This is my Last day in Santa Barbara. Dimmie joined me for a week and we camped on the bluffs above the breakers at El Capitan State Beach north of Goleta. We had an event at the Book Den on Sunday 5/4. We visited Driggs friends, Hunter and Corey, and Jackson friends Max, Maria, three-year-old Joy, and dog Zoe.
Speaking of friends, I feel I’ve added to my cadre of friends—a group I hold almost as dear as family. I met Gail Steinbeck for wine and snacks at Pierre LaFont Wine Bistro in Montecito. She knew everyone in the bar (and heartily greeted them all) and I felt like I had known her forever. We really hit it off. She is a wonderful, high-energy women who as it turns out, is producing films these days. Gail hinted that perhaps we would work together in the future. She also helped me get my books into Chaucer’s bookstore on State Street.
And from from another dear friend. Marty Brisbois had this to say, “Read your blog re: water unawareness in LA. You must remember, most of the residents are transplants to our state. We natives are well aware that we live in a desert. We’ve got to EDUCATE. Start with the kids. Think about that YA version of STRAW. Carl Haisson has done a great job with HOOT and FLUSH.”

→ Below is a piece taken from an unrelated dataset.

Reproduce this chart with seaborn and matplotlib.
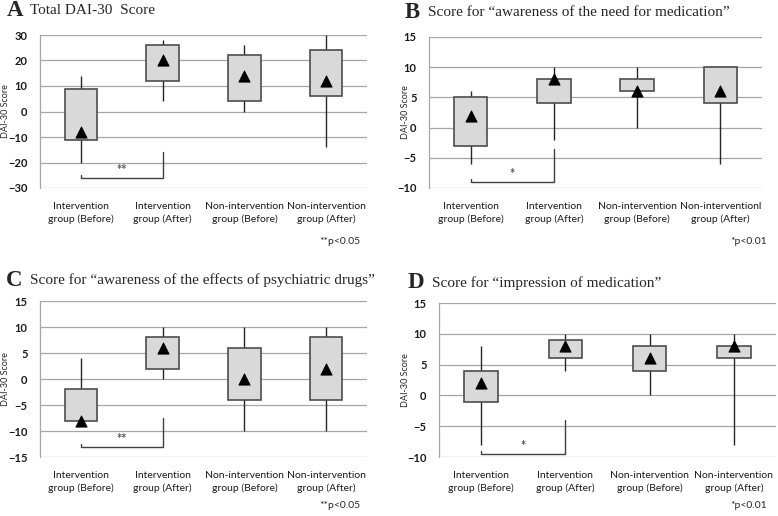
import matplotlib
matplotlib.use('Agg')
import matplotlib.pyplot as plt
import seaborn as sns
import pandas as pd

# grupos (eje x)
groups_a = ['Intervention\ngroup (Before)', 'Intervention\ngroup (After)',
            'Non-intervention\ngroup (Before)', 'Non-intervention\ngroup (After)']
groups_b = ['Intervention\ngroup (Before)', 'Intervention\ngroup (After)',
            'Non-intervention\ngroup (Before)', 'Non-interventionl\ngroup (After)']

# A Total DAI-30
a_low = [-20, 4, 0, -14]
a_q1 = [-11, 12, 4, 6]
a_q3 = [9, 26, 22, 24]
a_high = [14, 28, 26, 30]
a_mean = [-8, 20, 14, 12]

# B awareness of the need for medication
b_low = [-6, -2, 0, -6]
b_q1 = [-3, 4, 6, 4]
b_q3 = [5, 8, 8, 10]
b_high = [6, 10, 10, 10]
b_mean = [2, 8, 6, 6]

# C awareness of the effects of psychiatric drugs
c_low = [-8, 0, -10, -10]
c_q1 = [-8, 2, -4, -4]
c_q3 = [-2, 8, 6, 8]
c_high = [4, 10, 10, 10]
c_mean = [-8, 6, 0, 2]

# D impression of medication
d_low = [-8, 4, 0, -8]
d_q1 = [-1, 6, 4, 6]
d_q3 = [4, 9, 8, 8]
d_high = [8, 10, 10, 10]
d_mean = [2, 8, 6, 8]

sns.set_style('white')
plt.rcParams['font.family'] = ['Lato', 'DejaVu Sans']

fig = plt.figure(figsize=(7.78, 5.16), dpi=100)
W, H = 778, 516


def px_axes(l, r, t, b):
    return fig.add_axes([l / W, 1 - b / H, (r - l) / W, (b - t) / H])


def panel(ax, groups, low, q1, q3, high, mean, ylim, step, bracket, stars, label_x):
    df = pd.DataFrame({'group': groups, 'low': low, 'q1': q1, 'q3': q3,
                       'high': high, 'mean': mean})
    x = list(range(len(groups)))
    ax.set_xlim(-0.5, len(groups) - 0.5)
    ax.set_ylim(*ylim)
    ax.set_yticks(range(ylim[0], ylim[1] + 1, step))
    for y in range(ylim[0], ylim[1] + 1, step):
        ax.axhline(y, color='#a6a6a6', lw=0.9, zorder=0)
    ax.vlines(x, df['low'], df['high'], color='#262626', lw=1.0, zorder=1)
    ax.bar(x, df['q3'] - df['q1'], bottom=df['q1'], width=0.4,
           color='#d9d9d9', edgecolor='#4d4d4d', linewidth=1.2, zorder=2)
    sns.scatterplot(x=x, y=df['mean'], marker='^', s=65, color='black',
                    edgecolor='black', zorder=3, ax=ax, legend=False)
    # bracket de significancia
    yb, ytop, yl = bracket
    ax.plot([0, 0, 1, 1], [yl, yb, yb, ytop], color='#404040', lw=1.0, zorder=1)
    ax.text(0.5, yb + (ylim[1] - ylim[0]) * 0.012, stars, ha='center', va='bottom',
            fontsize=9, color='#595959', fontweight='bold')
    ax.set_xticks(x)
    ax.set_xticklabels(groups, fontsize=7.5, color='#1a1a1a', linespacing=1.5)
    ax.tick_params(axis='y', labelsize=8, colors='#a6a6a6', length=4, width=0.9,
                   labelcolor='#1a1a1a', pad=5)
    ax.tick_params(axis='x', length=0, pad=10)
    for lbl in ax.get_yticklabels():
        lbl.set_fontweight('bold')
    for s in ['top', 'right', 'bottom']:
        ax.spines[s].set_visible(False)
    ax.spines['left'].set_color('#a6a6a6')
    ax.spines['left'].set_linewidth(0.9)
    ax.set_ylabel('DAI-30 Score', fontsize=6.5, va='center')
    ax.yaxis.set_label_coords(label_x, 0.5)
    ax.patch.set_alpha(0)


ax1 = px_axes(40, 367, 35, 188)
panel(ax1, groups_a, a_low, a_q1, a_q3, a_high, a_mean, (-30, 30), 10,
      (-26, -16, -25), '**', (6 - 40) / 327)
ax2 = px_axes(429, 762, 37, 188)
panel(ax2, groups_b, b_low, b_q1, b_q3, b_high, b_mean, (-10, 15), 5,
      (-9, -3.5, -8.5), '*', (406 - 429) / 333)
ax3 = px_axes(40, 367, 301, 457)
panel(ax3, groups_a, c_low, c_q1, c_q3, c_high, c_mean, (-15, 15), 5,
      (-13, -7.5, -12.5), '**', (6 - 40) / 327)
ax4 = px_axes(439, 776, 303, 457)
panel(ax4, groups_a, d_low, d_q1, d_q3, d_high, d_mean, (-10, 15), 5,
      (-9.5, -4, -9), '*', (406 - 439) / 337)

serif = ['Liberation Serif', 'DejaVu Serif']
titles = [(7, 30, 11, 'A', 'Total DAI-30  Score'),
          (405, 428, 13, 'B', 'Score for \u201cawareness of the need for medication\u201d'),
          (6, 30, 280, 'C', 'Score for \u201cawareness of the effects of psychiatric drugs\u201d'),
          (408, 432, 283, 'D', 'Score for \u201cimpression of medication\u201d')]
for lx, tx, ty, letter, txt in titles:
    fig.text(lx / W, 1 - ty / H, letter, fontsize=16.5, fontweight='bold',
             family=serif, va='center', ha='left')
    fig.text(tx / W, 1 - ty / H, txt, fontsize=11, family=serif,
             va='center', ha='left')

notes = [(360, 242, '**p<0.05'), (767, 242, '*p<0.01'),
         (360, 506, '**p<0.05'), (767, 506, '*p<0.01')]
for nx, ny, txt in notes:
    fig.text(nx / W, 1 - ny / H, txt, fontsize=7.5, ha='right', va='center')

fig.savefig('out.png', dpi=100)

Good points all, Marty. And you know I’m a big believer in education. My statement was prompted by my observation that there are no signs anywhere in SoCal that I have observed in three weeks of visiting (and I have been on college campuses, in RV parks, and in State Park—as well as in stores and libraries) that urge volunteer conservation of water. I even witnessed an LA RV Park watering grass at 2 pm on a 92 degree day. MY thought is that if we are going to cope with a drier future, conservation has to become as institutionalized and automatic as our now customary bans on public smoking. I’ve been informed that there is an upscale neighborhood in Santa Barbara County that is about to run out of water yet people continue to water their estates with no concern for the fines. Perhaps consequences have to get tougher.
Living in an Airstream has given me an idea. When Dimmie and I are “primitive” camping (no power or water at the site) we are aware of every drop that goes in (and out of) our trailer. We are physically involved with both ends of the process. When we rely on our solar panel charging our batteries, we are given only so much electricity each day. Charging a device like an iPad in the morning might mean no juice left over for reading by trailer lights at night. This is a form of self-imposed rationing but boy dies it cause us to be conservative in our use. Perhaps there is a real-world application.
On to Albuquerque with a stop in Flagstaff at Mountain Sports where Lisa Lamberson, the General Manager tells me they want to carry Straw.
Gail’s husband, Thomas Steinbeck, and me at Pierre LaFont’s in October, 2009.